第81回 今、手元に球磨焼酎の本

前山 光則

 今、出来たてホヤホヤの本『球磨焼酎——本格焼酎の源流から』(弦書房)を手元に置いて眺めている。表紙には、八代市在住の写真家・麦島勝氏が昭和38年11月に人吉市内で撮影したという写真が使われている。知らぬ同士が貸し切りバスの窓から互いに身を乗り出して焼酎をやりとりしており、「ま、ま、1杯」「おっとっと」なんて声が今にも聞こえてきそうで、これは飲酒欲をそそられるなあ。
 本格焼酎の産地といえば球磨焼酎以外に沖縄・鹿児島・宮崎・大分等が挙げられるが、そのいずれもがご当地焼酎の歴史・伝統について詳述した本が何冊も書かれている。ところが、500年以上の長い歴史を有する球磨焼酎については、なぜか今までまとまった著述が、少なくとも一冊本のかたちでは見られなかったのである。そこで、よし、がんばってみよう、と6名の人間がチームを作り、足かけ5年で仕上げたのがこの本である。
 実はわたしもチームの一員として聞き取りをしたり資料文献を読んだりして執筆にあたったが、いや、しんどかった。
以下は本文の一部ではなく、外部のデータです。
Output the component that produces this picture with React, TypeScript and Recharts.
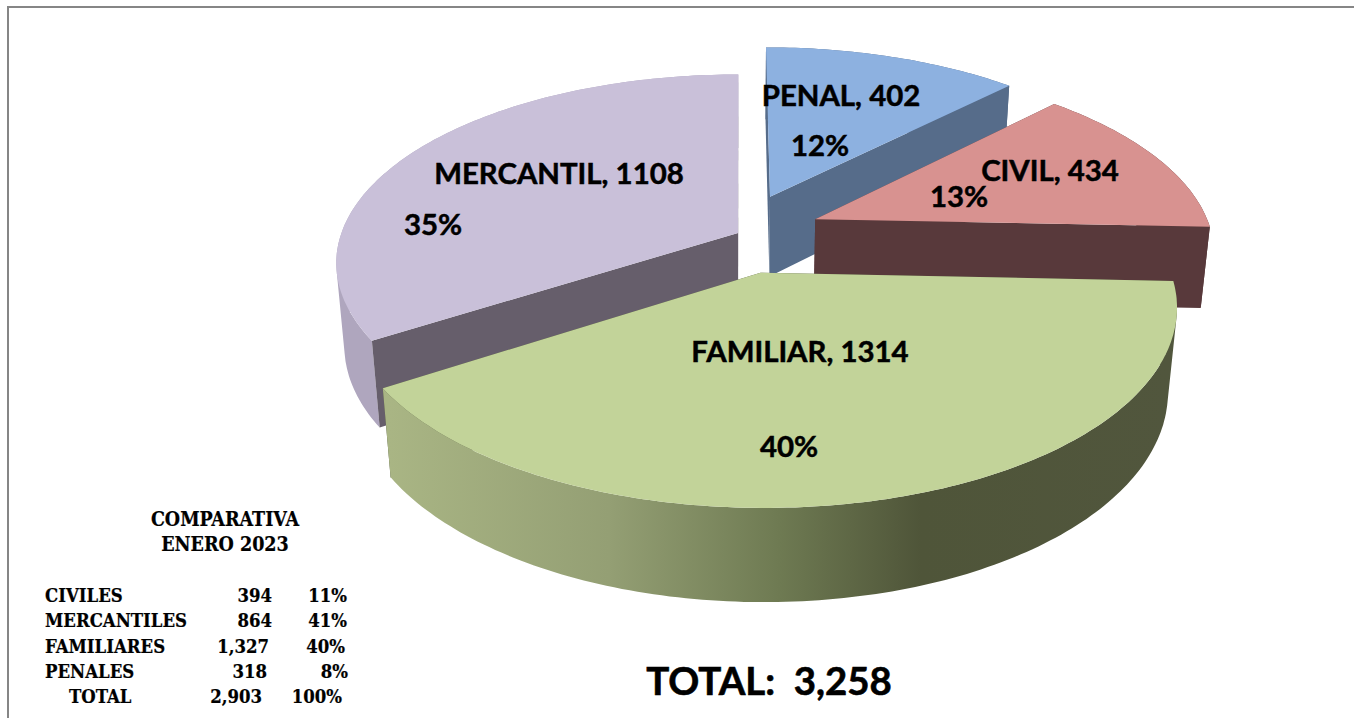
import { Pie, PieChart } from "recharts";

// pie slices, drawn back to front so FAMILIAR ends up on top
const categories = ["MERCANTIL", "PENAL", "CIVIL", "FAMILIAR"];
const values = [1108, 402, 434, 1314];
const percentLabels = ["35%", "12%", "13%", "40%"];
const totalLabel = "TOTAL:  3,258";

// small table at the bottom left
const tableTitle = ["COMPARATIVA", "ENERO  2023"];
const tableNames = ["CIVILES", "MERCANTILES", "FAMILIARES", "PENALES", "TOTAL"];
const tableCounts = ["394", "864", "1,327", "318", "2,903"];
const tablePercents = ["11%", "41%", "40%", "8%", "100%"];

const pieData = categories.map((name, i) => ({ name, value: values[i], pct: percentLabels[i] }));
const startAt = 90 + (values[0] / values.reduce((a, b) => a + b, 0)) * 360;

// look of each slice: face colours and how far it is pulled out of the pie
const sliceStyle: Record<string, any> = {
  MERCANTIL: { top: "#C9C0D9", side: "#665E6B", rim: "#AFA6BE", pull: [-0.005, 0.038] },
  PENAL: { top: "#8DB1E0", side: "#566C8A", rim: "#566C8A", pull: [0.078, 0.242] },
  CIVIL: { top: "#D89290", side: "#58393B", rim: "#58393B", pull: [0.192, 0.114] },
  FAMILIAR: { top: "#C2D399", side: "#51563D", rim: "url(#familiarRim)", pull: [0.05, -0.171] },
};
const labelStyle: Record<string, any> = {
  MERCANTIL: { name: [559, 172], pct: [433, 223] },
  PENAL: { name: [841, 94], pct: [820, 144] },
  CIVIL: { name: [1050, 169], pct: [959, 195] },
  FAMILIAR: { name: [800, 350], pct: [789, 445] },
};

const Y_RATIO = 0.466;
const DEPTH = 0.21;
const TILT = 0.16;
const SHRINK = 0.02;

// unit disc point (X right, Y back, Z down) to the screen
const project = (cx: number, cy: number, r: number, X: number, Y: number, Z: number) => {
  const s = 1 / (1 + TILT * Y + SHRINK * Z);
  return [cx + r * X * s, cy - r * Y_RATIO * Y * s + r * DEPTH * Z * s];
};

const toPath = (pts: number[][]) =>
  "M" + pts.map((p) => p[0].toFixed(1) + "," + p[1].toFixed(1)).join("L") + "Z";

// rim as one quad per step, all wound the same way, so the fold at the pie's edge stays filled
const rimPath = (top: number[][], bottom: number[][]) => {
  let d = "";
  for (let i = 0; i < top.length - 1; i++) {
    const quad = [top[i], top[i + 1], bottom[i + 1], bottom[i]];
    let area = 0;
    quad.forEach((p, k) => {
      const q = quad[(k + 1) % 4];
      area += p[0] * q[1] - q[0] * p[1];
    });
    d += toPath(area < 0 ? [...quad].reverse() : quad);
  }
  return d;
};

const Slice3D = (props: any) => {
  const { cx, cy, outerRadius: r, startAngle, endAngle, name } = props;
  const st = sliceStyle[name ?? props.payload?.name];
  const [ox, oy] = st.pull;
  const from = 90 - startAngle;
  const to = 90 - endAngle;
  const rim = (Z: number) => {
    const pts = [];
    for (let a = from; a < to; a += 1) {
      const t = (a * Math.PI) / 180;
      pts.push(project(cx, cy, r, ox + Math.sin(t), oy + Math.cos(t), Z));
    }
    const t = (to * Math.PI) / 180;
    pts.push(project(cx, cy, r, ox + Math.sin(t), oy + Math.cos(t), Z));
    return pts;
  };
  const top = rim(0);
  const bottom = rim(1);
  const apex0 = project(cx, cy, r, ox, oy, 0);
  const apex1 = project(cx, cy, r, ox, oy, 1);
  const last = top.length - 1;
  const mid = (((from + to) / 2) * Math.PI) / 180;
  const rimFace = <path d={rimPath(top, bottom)} fill={st.rim} />;
  const cutFaces = (
    <>
      <path d={toPath([apex0, top[0], bottom[0], apex1])} fill={st.side} />
      <path d={toPath([apex0, top[last], bottom[last], apex1])} fill={st.side} />
    </>
  );
  // a slice facing the viewer shows its rim over the cut faces, the others the reverse
  const facesFront = Math.cos(mid) < 0;
  return (
    <g>
      <defs>
        <linearGradient id="familiarRim" gradientUnits="userSpaceOnUse" x1={390} y1={0} x2={1170} y2={0}>
          <stop offset="0" stopColor="#A9B584" />
          <stop offset="0.28" stopColor="#949F74" />
          <stop offset="0.5" stopColor="#6E7A52" />
          <stop offset="0.68" stopColor="#4F5539" />
          <stop offset="1" stopColor="#51563D" />
        </linearGradient>
      </defs>
      {facesFront ? cutFaces : rimFace}
      {facesFront ? rimFace : cutFaces}
      <path d={toPath([apex0, ...top])} fill={st.top} />
    </g>
  );
};

const SliceLabel = (props: any) => {
  const name = props.name ?? props.payload?.name;
  const pos = labelStyle[name];
  const txt = {
    fontFamily: "Lato, sans-serif",
    fontWeight: 700,
    fontSize: 29.4,
    fill: "#000",
    stroke: "#000",
    strokeWidth: 0.5,
    textAnchor: "middle" as const,
    dominantBaseline: "central" as const,
  };
  return (
    <g>
      <text x={pos.name[0]} y={pos.name[1]} {...txt}>{`${name}, ${props.value}`}</text>
      <text x={pos.pct[0]} y={pos.pct[1]} {...txt}>{props.payload?.pct ?? props.pct}</text>
    </g>
  );
};

const countRight = [272, 272, 269, 267, 262];
const percentRight = [347, 347, 345, 348, 342];
const rowY = [602, 627, 653, 678, 703];

const App = () => {
  return (
    <div style={{ position: "absolute", left: 0, top: 0, width: 1354, height: 718, overflow: "hidden", background: "#fff" }}>
      <div style={{ position: "absolute", left: 7, top: 6, width: 1347, height: 712, borderTop: "2px solid #868686", borderLeft: "2px solid #868686" }} />
      <div style={{ position: "absolute", left: 0, top: 0 }}>
        <PieChart width={1354} height={718} margin={{ top: 0, right: 0, bottom: 0, left: 0 }}>
          <Pie
            data={pieData}
            dataKey="value"
            nameKey="name"
            cx={740}
            cy={240}
            outerRadius={399}
            startAngle={startAt}
            endAngle={startAt - 360}
            stroke="none"
            shape={Slice3D}
            label={SliceLabel}
            labelLine={false}
            isAnimationActive={false}
          />
        </PieChart>
      </div>
      <svg width={1354} height={718} style={{ position: "absolute", left: 0, top: 0 }}>
        <text x={769} y={680} textAnchor="middle" dominantBaseline="central" fontFamily="Lato, sans-serif" fontWeight={700} fontSize={38.4} stroke="#000" strokeWidth={0.6} style={{ whiteSpace: "pre" }}>
          {totalLabel}
        </text>
        <g fontFamily="'DejaVu Serif Condensed', 'DejaVu Serif', serif" fontWeight={700} fill="#000" stroke="#000" strokeWidth={0.2} style={{ whiteSpace: "pre" }}>
          <text x={225} y={526} textAnchor="middle" fontSize={19.5}>{tableTitle[0]}</text>
          <text x={225} y={551} textAnchor="middle" fontSize={19.5}>{tableTitle[1]}</text>
          {tableNames.map((n, i) => (
            <g key={n} fontSize={18.4}>
              <text x={i === 4 ? 69 : 45} y={rowY[i]}>{n}</text>
              <text x={countRight[i]} y={rowY[i]} textAnchor="end">{tableCounts[i]}</text>
              <text x={percentRight[i]} y={rowY[i]} textAnchor="end">{tablePercents[i]}</text>
            </g>
          ))}
        </g>
      </svg>
    </div>
  );
};

export default App;
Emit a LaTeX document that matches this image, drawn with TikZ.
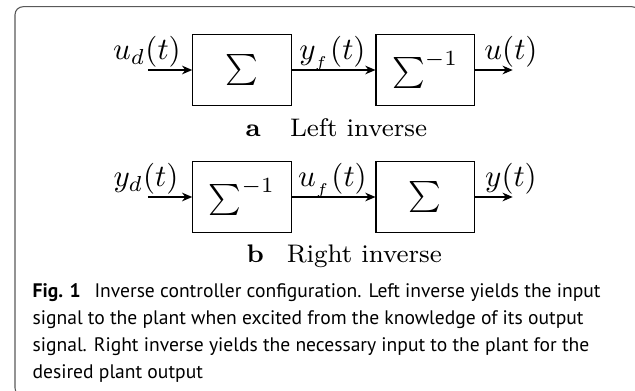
\documentclass[tikz,border=0pt]{standalone}
\usepackage{fontspec}
\newfontfamily\capfont{PT Sans}
\usetikzlibrary{arrows.meta}
\newlength\capwd
\newcommand\capfirst{\textbf{Fig. 1}\hspace{0.7em}Inverse controller configuration. Left inverse yields the input}
\begin{document}
\settowidth\capwd{\capfont\fontsize{6}{8}\selectfont\capfirst}%
\pgfmathsetmacro\capsize{6*183.23/\capwd}%
\pgfmathsetmacro\capskip{8.65}%
\begin{tikzpicture}[x=0.32258pt,y=-0.32258pt,
  blk/.style={draw, line width=0.4pt, minimum width=31.7pt, minimum height=22.9pt, inner sep=0pt},
  sig/.style={anchor=base, inner sep=0pt},
  arr/.style={-{Stealth[length=3.3pt,width=2.8pt]}, line width=0.4pt},
  sub/.style={anchor=base west, inner sep=0pt, font=\fontsize{8.2}{10}\selectfont},
  frame/.style={draw=black!65, line width=0.35pt, rounded corners=2.6pt}]
\useasboundingbox (0,0) rectangle (635,391);
\clip (0,0) rectangle (635,391);
\draw[frame] (15,6.7) rectangle (640,396);
% row 1
\node[blk] (s1) at (242,70) {$\sum$};
\node[blk] (si1) at (425.2,70) {$\sum^{-1}$};
\coordinate (in1) at (148,70);
\coordinate (out1) at (512.7,70);
\draw[arr] (in1) -- (s1);
\draw[arr] (s1) -- (si1);
\draw[arr] (si1) -- (out1);
\node[sig] (lud) at (147,60) {$u_d(t)$};
\node[sig] (lyf) at (332.5,60) {$y_{_f}(t)$};
\node[sig] (lu) at (511,60) {$u(t)$};
\node[sub] (ca) at (245,136.7) {\textbf{a}\hspace{1.15em}Left inverse};
% row 2
\node[blk] (si2) at (242,197) {$\sum^{-1}$};
\node[blk] (s2) at (425.2,197) {$\sum$};
\coordinate (in2) at (148,197);
\coordinate (out2) at (512.7,197);
\draw[arr] (in2) -- (si2);
\draw[arr] (si2) -- (s2);
\draw[arr] (s2) -- (out2);
\node[sig] (lyd) at (146,187) {$y_d(t)$};
\node[sig] (luf) at (332.5,187) {$u_{_f}(t)$};
\node[sig] (ly) at (511,187) {$y(t)$};
\node[sub] (cb) at (246,263) {\textbf{b}\hspace{0.9em}Right inverse};
% caption (base anchor = baseline of the last line)
\node[anchor=base west, inner sep=0pt, align=left, font=\capfont\fontsize{\capsize}{\capskip}\selectfont] (cap) at (32,378.4)
  {\capfirst\\
   signal to the plant when excited from the knowledge of its output\\
   signal. Right inverse yields the necessary input to the plant for the\\
   desired plant output};
\end{tikzpicture}
\end{document}
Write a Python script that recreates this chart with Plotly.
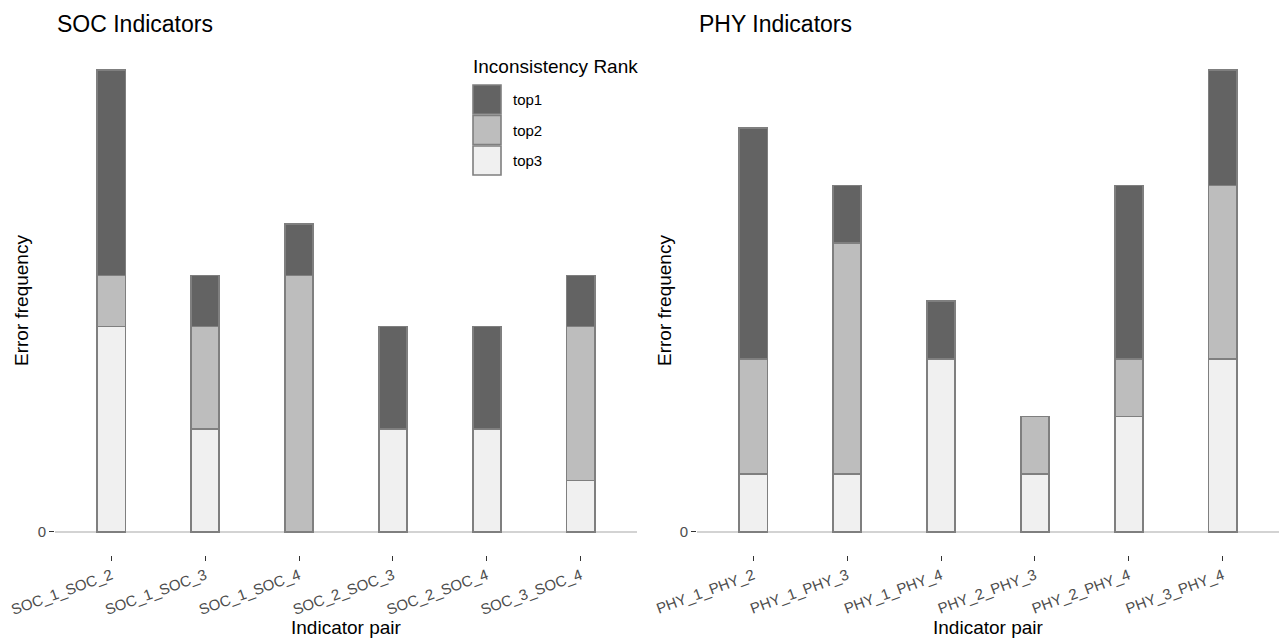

だが、それでも収穫の方がずーっと多かった。たとえば、わたしは人吉市の町なかで育ったから、近所に醸造元があった。球磨焼酎は米製ということで知られるが、焼酎の仕込みの時期には米以外にカライモの匂いもただよってきた。これは戦争が終わった後、5年間ほど全国的な米不足のため米焼酎が造れなかった。ようやく米が使えるようになっても充分には入荷しなかったために、カライモを混ぜなくてはならなかったのだ。だいたい昭和40年代前半頃まではそれが続いたわけで、つまりわたしの幼少年期というのは、伝統の球磨焼酎にとって最も苦しい時期だったことになる。ははあ、自分たちが何気なく眺めたり鼻で嗅いだりしていたものは、そのような事情を抱えていたのか、と、聞き取りや資料調べなどしながら深く頷いたことであった。ありきたりな言い方かも知れないが、球磨焼酎の歴史、それはまた地域の歴史であり、ひいては時代の大きな流れと不可分のものだ、と痛感した。
 球磨焼酎はどこまで歴史がさかのぼれるのか、江戸時代にはどんな呑み方をしたか、清酒は造らなかったのか、昔と今では同じような味なのか等々、それぞれの執筆者が球磨焼酎の謎を解き明かしてくれているので、飲んべえも下戸の方々もぜひ読んで欲しい。
 小さい頃から焼酎の臭いを嗅いでいたせいか、大きくなって球磨焼酎にすんなり馴染んだ。嬉しい時、怒った時、哀しい時、楽しい時、しばしばかたわらに焼酎瓶があった。球磨焼酎にはずいぶんお世話になってきたわけで、俺は球磨焼酎に恩返しするため共同執筆に加わったのだよな……と呟いている内に今日も日が暮れてきた。うん、そうだ、久しぶりに(?)球磨焼酎で晩酌しようかな。
 本年も、どうぞよろしく!

▲懐かしの焼酎レッテル。「稲の露」「勝星」「市房」「球磨娘」「園の露」、いずれも廃業してしまった醸造元のレッテル。それぞれ味わいがあったのになあ……

▲「岳の露」四合瓶。陶器製で、昭和40年代前半頃のもの。岳の露酒造(現在の六調子酒造)が造っていた焼酎であり、これがまた実にうまかったのだ!